EXTRACTED ENTRIES:
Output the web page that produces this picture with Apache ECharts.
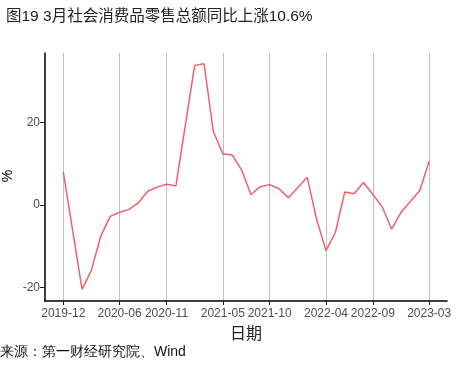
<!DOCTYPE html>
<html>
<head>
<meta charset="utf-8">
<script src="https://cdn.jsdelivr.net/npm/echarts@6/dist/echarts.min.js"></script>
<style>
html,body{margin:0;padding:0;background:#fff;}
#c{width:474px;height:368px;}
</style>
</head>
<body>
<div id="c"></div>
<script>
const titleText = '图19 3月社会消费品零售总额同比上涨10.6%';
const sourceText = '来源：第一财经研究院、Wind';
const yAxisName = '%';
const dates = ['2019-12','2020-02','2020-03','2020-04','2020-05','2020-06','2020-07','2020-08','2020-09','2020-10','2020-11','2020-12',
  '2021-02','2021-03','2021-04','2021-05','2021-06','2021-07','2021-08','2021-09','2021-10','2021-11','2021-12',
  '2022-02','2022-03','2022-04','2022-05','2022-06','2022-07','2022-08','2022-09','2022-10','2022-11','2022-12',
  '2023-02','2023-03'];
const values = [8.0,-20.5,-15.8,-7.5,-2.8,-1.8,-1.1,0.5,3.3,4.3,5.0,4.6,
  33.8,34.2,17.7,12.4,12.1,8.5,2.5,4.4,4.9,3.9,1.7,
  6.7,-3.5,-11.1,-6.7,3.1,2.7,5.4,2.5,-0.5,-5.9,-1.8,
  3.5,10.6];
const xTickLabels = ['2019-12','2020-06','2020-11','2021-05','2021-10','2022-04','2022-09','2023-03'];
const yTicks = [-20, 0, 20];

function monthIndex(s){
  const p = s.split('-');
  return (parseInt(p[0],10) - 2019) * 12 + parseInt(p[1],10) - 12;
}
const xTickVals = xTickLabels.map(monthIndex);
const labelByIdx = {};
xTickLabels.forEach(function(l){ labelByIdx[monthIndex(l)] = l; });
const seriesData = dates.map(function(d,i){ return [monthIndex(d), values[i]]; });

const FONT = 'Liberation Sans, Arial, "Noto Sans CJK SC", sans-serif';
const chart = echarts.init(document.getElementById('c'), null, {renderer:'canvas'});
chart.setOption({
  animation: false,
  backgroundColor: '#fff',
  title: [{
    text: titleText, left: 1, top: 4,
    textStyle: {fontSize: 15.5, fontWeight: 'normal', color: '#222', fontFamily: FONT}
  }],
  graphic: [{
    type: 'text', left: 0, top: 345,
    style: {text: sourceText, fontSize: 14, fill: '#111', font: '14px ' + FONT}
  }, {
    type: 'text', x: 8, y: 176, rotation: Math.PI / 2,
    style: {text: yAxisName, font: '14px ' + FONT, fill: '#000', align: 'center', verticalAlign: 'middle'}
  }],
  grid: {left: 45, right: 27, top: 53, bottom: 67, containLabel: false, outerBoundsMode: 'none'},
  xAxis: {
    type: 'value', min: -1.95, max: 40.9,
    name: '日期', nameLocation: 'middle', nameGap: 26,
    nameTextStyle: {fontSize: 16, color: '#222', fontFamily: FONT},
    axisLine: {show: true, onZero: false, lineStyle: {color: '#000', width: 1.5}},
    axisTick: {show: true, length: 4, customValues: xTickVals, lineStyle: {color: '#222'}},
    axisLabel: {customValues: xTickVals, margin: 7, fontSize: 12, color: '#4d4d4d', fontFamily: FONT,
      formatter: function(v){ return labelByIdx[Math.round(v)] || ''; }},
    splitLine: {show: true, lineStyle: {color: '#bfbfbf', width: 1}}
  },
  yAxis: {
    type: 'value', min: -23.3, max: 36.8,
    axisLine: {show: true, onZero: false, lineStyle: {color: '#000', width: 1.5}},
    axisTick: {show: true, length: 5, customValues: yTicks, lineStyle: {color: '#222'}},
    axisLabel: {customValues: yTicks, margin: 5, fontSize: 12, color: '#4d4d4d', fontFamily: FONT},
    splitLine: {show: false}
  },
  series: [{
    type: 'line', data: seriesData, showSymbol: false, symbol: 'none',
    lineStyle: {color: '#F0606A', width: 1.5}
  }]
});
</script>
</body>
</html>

==

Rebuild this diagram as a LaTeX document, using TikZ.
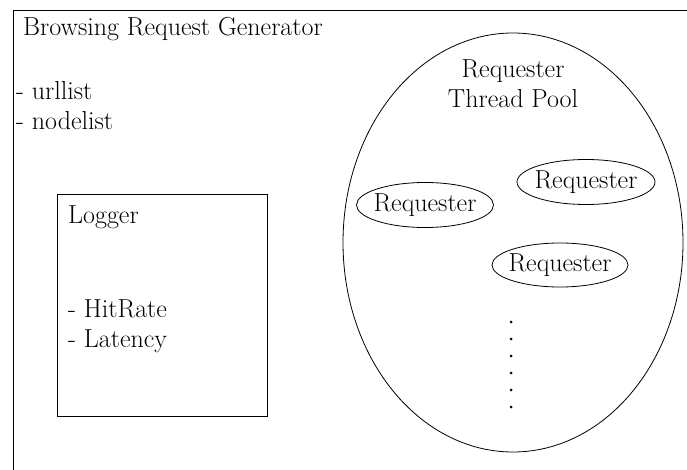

EXERCISE DIRECTIONS: Drop the images and output only the lines from the one that contains "Output the web" to the one that contains "return [monthIndex(d), values[i]];", both included.

THE COMPLETED TASK:
Output the web page that produces this picture with Apache ECharts.
<!DOCTYPE html>
<html>
<head>
<meta charset="utf-8">
<script src="https://cdn.jsdelivr.net/npm/echarts@6/dist/echarts.min.js"></script>
<style>
html,body{margin:0;padding:0;background:#fff;}
#c{width:474px;height:368px;}
</style>
</head>
<body>
<div id="c"></div>
<script>
const titleText = '图19 3月社会消费品零售总额同比上涨10.6%';
const sourceText = '来源：第一财经研究院、Wind';
const yAxisName = '%';
const dates = ['2019-12','2020-02','2020-03','2020-04','2020-05','2020-06','2020-07','2020-08','2020-09','2020-10','2020-11','2020-12',
  '2021-02','2021-03','2021-04','2021-05','2021-06','2021-07','2021-08','2021-09','2021-10','2021-11','2021-12',
  '2022-02','2022-03','2022-04','2022-05','2022-06','2022-07','2022-08','2022-09','2022-10','2022-11','2022-12',
  '2023-02','2023-03'];
const values = [8.0,-20.5,-15.8,-7.5,-2.8,-1.8,-1.1,0.5,3.3,4.3,5.0,4.6,
  33.8,34.2,17.7,12.4,12.1,8.5,2.5,4.4,4.9,3.9,1.7,
  6.7,-3.5,-11.1,-6.7,3.1,2.7,5.4,2.5,-0.5,-5.9,-1.8,
  3.5,10.6];
const xTickLabels = ['2019-12','2020-06','2020-11','2021-05','2021-10','2022-04','2022-09','2023-03'];
const yTicks = [-20, 0, 20];

function monthIndex(s){
  const p = s.split('-');
  return (parseInt(p[0],10) - 2019) * 12 + parseInt(p[1],10) - 12;
}
const xTickVals = xTickLabels.map(monthIndex);
const labelByIdx = {};
xTickLabels.forEach(function(l){ labelByIdx[monthIndex(l)] = l; });
const seriesData = dates.map(function(d,i){ return [monthIndex(d), values[i]]; });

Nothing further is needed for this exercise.